Thanks for the report! We'd like to know some more details to help us debug. With the example you've given - I've tried it on both the latest version as well as 0.20.19 - on both versions it gave an error. Would you be able to provide a reproducible example that runs successfully on the older version you upgraded from, but fails on the latest versions? It would also help to know the exact error message (e.g. FileNotFoundError: No such file or directory (os error 2): non_existent.csv
) that you saw.
I get the following error:
In [1]: pl.scan_parquet('/tmp/foo/**/*.parquet', hive_partitioning=True, rechunk=False).collect()
---------------------------------------------------------------------------
ComputeError Traceback (most recent call last)
Cell In[1], line 1
----> 1 pl.scan_parquet('/tmp/foo/**/*.parquet', hive_partitioning=True, rechunk=False).collect()
File ~/work/stardust/enterprise/.venv/lib/python3.11/site-packages/polars/lazyframe/frame.py:2027, in LazyFrame.collect(self, type_coercion, predicate_pushdown, projection_pushdown, simplify_expression, slice_pushdown, comm_subplan_elim, comm_subexpr_elim, cluster_with_columns, no_optimization, streaming, engine, background, _eager, **_kwargs)
2025 # Only for testing purposes
2026 callback = _kwargs.get("post_opt_callback", callback)
-> 2027 return wrap_df(ldf.collect(callback))
ComputeError: expected at least 1 path
In [2]:
i'm surprised it worked in 0.20.x. I only noticed this when our tests started failing because we had accidentally created the conditions that triggered this. So, its possible it failed in 0.20.19.
In 0.20.19, I get this error:
In [1]: pl.scan_parquet('/tmp/foo/**/*.parquet', hive_partitioning=True, rechunk=False).collect()
---------------------------------------------------------------------------
FileNotFoundError Traceback (most recent call last)
Cell In[1], line 1
----> 1 pl.scan_parquet('/tmp/foo/**/*.parquet', hive_partitioning=True, rechunk=False).collect()

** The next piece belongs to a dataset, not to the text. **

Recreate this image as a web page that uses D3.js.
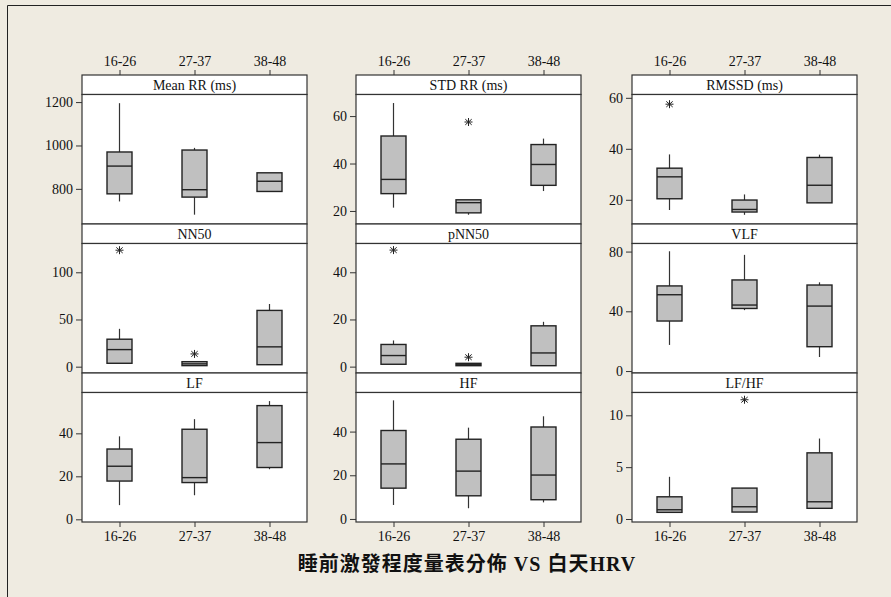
<!DOCTYPE html>
<html>
<head>
<meta charset="utf-8">
<script src="https://cdn.jsdelivr.net/npm/d3@7"></script>
<style>
  html, body { margin: 0; padding: 0; background: #EFEBE1; }
  svg { display: block; }
  text { font-family: "Liberation Serif", "DejaVu Serif", serif; fill: #111; }
</style>
</head>
<body>
<svg id="chart" width="891" height="597"></svg>
<script>
// ---- data ----
const groups = ["16-26", "27-37", "38-48"];
const panelTitles = ["Mean RR  (ms)", "STD RR (ms)", "RMSSD (ms)", "NN50", "pNN50", "VLF", "LF", "HF", "LF/HF"];

// each entry: [whisker low, Q1, median, Q3, whisker high] per group
const meanRR = [[742, 777, 905, 970, 1195], [681, 762, 796, 979, 989], [788, 788, 835, 874, 874]];
const stdRR  = [[21.4, 27.3, 33.3, 51.6, 65.5], [18.4, 19.2, 23.5, 24.7, 24.7], [28.4, 30.8, 39.6, 48.0, 50.5]];
const rmssd  = [[16.0, 20.4, 29.0, 32.4, 37.8], [14.1, 15.2, 16.2, 19.9, 22.1], [18.8, 18.8, 25.7, 36.6, 37.7]];
const nn50   = [[3.6, 3.6, 18.1, 29.1, 40.1], [1.1, 1.1, 3.0, 5.3, 5.3], [2.1, 2.1, 21.0, 59.6, 66.4]];
const pnn50  = [[1.0, 1.0, 4.7, 9.4, 11.1], [0.4, 0.4, 0.8, 1.4, 1.4], [0.4, 0.4, 5.8, 17.3, 19.0]];
const vlf    = [[17.5, 33.5, 51.1, 57.0, 80.2], [40.8, 41.9, 44.2, 61.0, 77.8], [9.4, 16.3, 43.5, 57.6, 59.4]];
const lf     = [[6.6, 17.8, 24.7, 32.7, 38.6], [11.2, 17.1, 19.4, 41.9, 46.6], [23.3, 24.1, 35.7, 52.9, 55.0]];
const hf     = [[6.4, 14.1, 25.2, 40.5, 54.3], [4.9, 10.6, 21.9, 36.5, 41.8], [7.6, 8.8, 20.1, 42.1, 47.0]];
const lfhf   = [[0.64, 0.64, 0.89, 2.14, 4.07], [0.67, 0.67, 1.18, 2.98, 2.98], [1.03, 1.03, 1.66, 6.38, 7.76]];

// outliers: [group index, value]
const stdRROutliers  = [[1, 57.5]];
const rmssdOutliers  = [[0, 57.5]];
const nn50Outliers   = [[0, 123.4], [1, 13.5]];
const pnn50Outliers  = [[0, 49.4], [1, 4.0]];
const lfhfOutliers   = [[1, 11.5]];

// axis ranges and tick values
const yDomains = [[638, 1235], [14.5, 69.1], [10.5, 61.3], [-6.7, 130.5], [-2.7, 52.2], [-1.3, 85.4], [-1.25, 59.0], [-1.4, 57.9], [-0.29, 12.2]];
const yTicks = [[800, 1000, 1200], [20, 40, 60], [20, 40, 60], [0, 50, 100], [0, 20, 40], [0, 40, 80], [0, 20, 40], [0, 20, 40], [0, 5, 10]];

const panelStats = [meanRR, stdRR, rmssd, nn50, pnn50, vlf, lf, hf, lfhf];
const panelOutliers = [[], stdRROutliers, rmssdOutliers, nn50Outliers, pnn50Outliers, [], [], [], lfhfOutliers];

const title = "睡前激發程度量表分佈 VS 白天HRV";

// ---- layout ----
const svg = d3.select("#chart");
const colX = [82, 356, 632];
const panelW = 225;
const rowTop = [75, 224, 373];
const stripH = 19.5;
const rowH = 149;
const lineColor = "#333";

svg.append("rect").attr("x", 0).attr("y", 0).attr("width", 891).attr("height", 597).attr("fill", "#EFEBE1");
svg.append("path").attr("d", "M7.5,600V5.5H900").attr("fill", "none").attr("stroke", "#222").attr("stroke-width", 1);

const x = d3.scalePoint().domain(groups).range([0, panelW]).padding(0.5);
const boxW = 25;

panelStats.forEach((stats, i) => {
  const col = i % 3, row = Math.floor(i / 3);
  const gx = colX[col], top = rowTop[row];
  const plotTop = top + stripH, plotBot = top + rowH;
  const g = svg.append("g").attr("transform", `translate(${gx},0)`);

  // strip
  g.append("rect").attr("x", 0).attr("y", top).attr("width", panelW).attr("height", stripH)
    .attr("fill", "#fff").attr("stroke", lineColor).attr("stroke-width", 1.2);
  g.append("text").attr("x", panelW / 2).attr("y", top + stripH / 2 + 5)
    .attr("text-anchor", "middle").attr("font-size", 14).text(panelTitles[i]);

  // plot area
  g.append("rect").attr("x", 0).attr("y", plotTop).attr("width", panelW).attr("height", plotBot - plotTop)
    .attr("fill", "#fff").attr("stroke", lineColor).attr("stroke-width", 1.2);

  const y = d3.scaleLinear().domain(yDomains[i]).range([plotBot, plotTop]);

  // y axis
  const ya = g.append("g").call(d3.axisLeft(y).tickValues(yTicks[i]).tickSize(6).tickPadding(3).tickFormat(d3.format("d")));
  ya.select(".domain").remove();
  ya.selectAll("line").attr("stroke", lineColor);
  ya.selectAll("text").attr("font-size", 14).attr("font-family", "Liberation Serif").attr("fill", "#111");

  // x axes: top on first row, bottom on last row
  if (row === 0) {
    const xa = g.append("g").attr("transform", `translate(0,${top})`)
      .call(d3.axisTop(x).tickSize(5).tickPadding(4));
    xa.select(".domain").remove();
    xa.selectAll("line").attr("stroke", lineColor);
    xa.selectAll("text").attr("font-size", 14).attr("font-family", "Liberation Serif").attr("fill", "#111");
  }
  if (row === 2) {
    const xa = g.append("g").attr("transform", `translate(0,${plotBot})`)
      .call(d3.axisBottom(x).tickSize(5).tickPadding(4));
    xa.select(".domain").remove();
    xa.selectAll("line").attr("stroke", lineColor);
    xa.selectAll("text").attr("font-size", 14).attr("font-family", "Liberation Serif").attr("fill", "#111");
  }

  // boxes
  stats.forEach((s, j) => {
    const cx = x(groups[j]);
    const [lo, q1, med, q3, hi] = s;
    g.append("line").attr("x1", cx).attr("x2", cx).attr("y1", y(hi)).attr("y2", y(q3))
      .attr("stroke", lineColor).attr("stroke-width", 1.2);
    g.append("line").attr("x1", cx).attr("x2", cx).attr("y1", y(q1)).attr("y2", y(lo))
      .attr("stroke", lineColor).attr("stroke-width", 1.2);
    g.append("rect").attr("x", cx - boxW / 2).attr("y", y(q3)).attr("width", boxW)
      .attr("height", Math.max(1, y(q1) - y(q3)))
      .attr("fill", "#C0C0C0").attr("stroke", "#222").attr("stroke-width", 1.4);
    g.append("line").attr("x1", cx - boxW / 2).attr("x2", cx + boxW / 2).attr("y1", y(med)).attr("y2", y(med))
      .attr("stroke", "#222").attr("stroke-width", 1.4);
  });

  // outliers (asterisks)
  panelOutliers[i].forEach(([j, v]) => {
    const cx = x(groups[j]), cy = y(v), r = 4;
    const d = `M${cx},${cy - r}V${cy + r}M${cx - r},${cy}H${cx + r}` +
      `M${cx - r * 0.8},${cy - r * 0.7}L${cx + r * 0.8},${cy + r * 0.7}` +
      `M${cx - r * 0.8},${cy + r * 0.7}L${cx + r * 0.8},${cy - r * 0.7}`;
    g.append("path").attr("d", d).attr("stroke", "#222").attr("stroke-width", 1).attr("fill", "none");
  });
});

// title
svg.append("text").attr("x", 467).attr("y", 571).attr("text-anchor", "middle")
  .attr("font-size", 20).attr("font-weight", "bold").attr("letter-spacing", 1)
  .style("font-family", "'Liberation Serif', 'Noto Sans CJK TC', serif")
  .text(title);
</script>
</body>
</html>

File ~/work/dsengines/.venv/lib/python3.10/site-packages/polars/lazyframe/frame.py:1967, in LazyFrame.collect(self, type_coercion, predicate_pushdown, projection_pushdown, simplify_expression, slice_pushdown, comm_subplan_elim, comm_subexpr_elim, cluster_with_columns, no_optimization, streaming, background, _eager, **_kwargs)
1964 # Only for testing purposes atm.
1965 callback = _kwargs.get("post_opt_callback")
-> 1967 return wrap_df(ldf.collect(callback))
FileNotFoundError: No such file or directory (os error 2): /tmp/foo/**/*.parquet
I see now why our code worked with this. It explicitly caught this error,
On the performance:
Pyarrow scan_dataset doesn't do globbing.
Whereas in polars scan_parquet, you pass a recursive glob, so we must traverse all subdirectories. I expected this to be much mere expensive with many subfolders.
Try scan_parquet
with hive partitioning where you only pass the directory.
On the performance:
Pyarrow scan_dataset doesn't do globbing.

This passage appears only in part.